Data segment:
----

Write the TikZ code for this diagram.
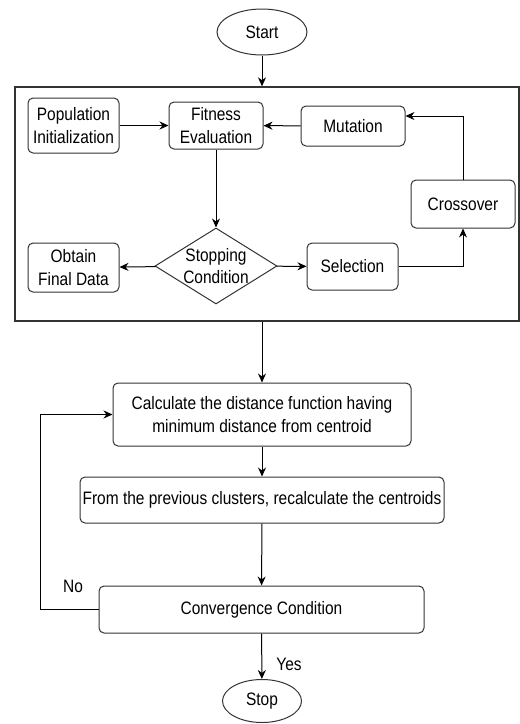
\documentclass[tikz,border=0pt]{standalone}
\usepackage{fontspec}
\setmainfont[FakeStretch=0.86]{Liberation Sans}
\usetikzlibrary{shapes.geometric,arrows.meta}
\begin{document}
\begin{tikzpicture}[x=1pt,y=-1pt,line width=1pt,
	every node/.style={font=\fontsize{18}{22.5}\selectfont,inner sep=1pt},
	blk/.style={draw=black!80,rounded corners=5pt,align=center},
	oval/.style={draw=black!80,ellipse},
	>={Stealth[length=9pt,width=8pt]}]
	\useasboundingbox (0,0) rectangle (520,724);
	\node[oval,minimum width=90,minimum height=46] (start) at (262,32) {Start};
	\node[draw=black!80,line width=1.3pt,minimum width=504,minimum height=234] (ga) at (267,204) {};
	\node[blk,minimum width=91,minimum height=55] (pop) at (73.5,125.5) {Population\\Initialization};
	\node[blk,minimum width=94,minimum height=47] (fit) at (216,125.5) {Fitness\\Evaluation};
	\node[blk,minimum width=104,minimum height=40] (mut) at (353,126) {Mutation};
	\node[blk,minimum width=104,minimum height=48] (cross) at (463,204) {Crossover};
	\node[blk,minimum width=91,minimum height=49] (obt) at (73.5,267.5) {Obtain\\Final Data};
	\node[draw=black!80,diamond,aspect=1.6,inner sep=0,minimum width=122,minimum height=76,
		label={[align=center]center:Stopping\\Condition}] (cond) at (216,266) {};
	\node[blk,minimum width=91,minimum height=47] (sel) at (352.5,266.5) {Selection};
	\node[blk,minimum width=298,minimum height=63] (calc) at (262,414.5) {Calculate the distance function having\\minimum distance from centroid};
	\node[blk,minimum width=364,minimum height=46] (recalc) at (262,500) {From the previous clusters, recalculate the centroids};
	\node[blk,minimum width=325,minimum height=47] (conv) at (261.5,609.5) {Convergence Condition};
	\node[oval,minimum width=79,minimum height=43] (stop) at (262,701) {Stop};
	\node (no) at (73,586) {No};
	\node (yes) at (289,664) {Yes};
	% arrows
	\draw[->] (start) -- (start |- ga.north);
	\draw[->] (pop) -- (fit);
	\draw[->] (mut) -- (fit);
	\draw[->] (fit) -- (cond);
	\draw[->] (cond) -- (obt);
	\draw[->] (cond) -- (sel);
	\draw[->] (sel) -| (cross);
	\draw[->] (cross) |- ([yshift=10pt]mut.east);
	\draw[->] (calc |- ga.south) -- (calc);
	\draw[->] (calc) -- (recalc);
	\draw[->] (recalc) -- (conv);
	\draw[->] (conv) -- (stop);
	\draw[->] (conv.west) -- ++(-58,0) |- (calc.west);
\end{tikzpicture}
\end{document}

----

Goal:
Return the listing above in full and without alteration, excluding its pictures.

Written solution:
Write the TikZ code for this diagram.
\documentclass[tikz,border=0pt]{standalone}
\usepackage{fontspec}
\setmainfont[FakeStretch=0.86]{Liberation Sans}
\usetikzlibrary{shapes.geometric,arrows.meta}
\begin{document}
\begin{tikzpicture}[x=1pt,y=-1pt,line width=1pt,
	every node/.style={font=\fontsize{18}{22.5}\selectfont,inner sep=1pt},
	blk/.style={draw=black!80,rounded corners=5pt,align=center},
	oval/.style={draw=black!80,ellipse},
	>={Stealth[length=9pt,width=8pt]}]
	\useasboundingbox (0,0) rectangle (520,724);
	\node[oval,minimum width=90,minimum height=46] (start) at (262,32) {Start};
	\node[draw=black!80,line width=1.3pt,minimum width=504,minimum height=234] (ga) at (267,204) {};
	\node[blk,minimum width=91,minimum height=55] (pop) at (73.5,125.5) {Population\\Initialization};
	\node[blk,minimum width=94,minimum height=47] (fit) at (216,125.5) {Fitness\\Evaluation};
	\node[blk,minimum width=104,minimum height=40] (mut) at (353,126) {Mutation};
	\node[blk,minimum width=104,minimum height=48] (cross) at (463,204) {Crossover};
	\node[blk,minimum width=91,minimum height=49] (obt) at (73.5,267.5) {Obtain\\Final Data};
	\node[draw=black!80,diamond,aspect=1.6,inner sep=0,minimum width=122,minimum height=76,
		label={[align=center]center:Stopping\\Condition}] (cond) at (216,266) {};
	\node[blk,minimum width=91,minimum height=47] (sel) at (352.5,266.5) {Selection};
	\node[blk,minimum width=298,minimum height=63] (calc) at (262,414.5) {Calculate the distance function having\\minimum distance from centroid};
	\node[blk,minimum width=364,minimum height=46] (recalc) at (262,500) {From the previous clusters, recalculate the centroids};
	\node[blk,minimum width=325,minimum height=47] (conv) at (261.5,609.5) {Convergence Condition};
	\node[oval,minimum width=79,minimum height=43] (stop) at (262,701) {Stop};
	\node (no) at (73,586) {No};
	\node (yes) at (289,664) {Yes};
	% arrows
	\draw[->] (start) -- (start |- ga.north);
	\draw[->] (pop) -- (fit);
	\draw[->] (mut) -- (fit);
	\draw[->] (fit) -- (cond);
	\draw[->] (cond) -- (obt);
	\draw[->] (cond) -- (sel);
	\draw[->] (sel) -| (cross);
	\draw[->] (cross) |- ([yshift=10pt]mut.east);
	\draw[->] (calc |- ga.south) -- (calc);
	\draw[->] (calc) -- (recalc);
	\draw[->] (recalc) -- (conv);
	\draw[->] (conv) -- (stop);
	\draw[->] (conv.west) -- ++(-58,0) |- (calc.west);
\end{tikzpicture}
\end{document}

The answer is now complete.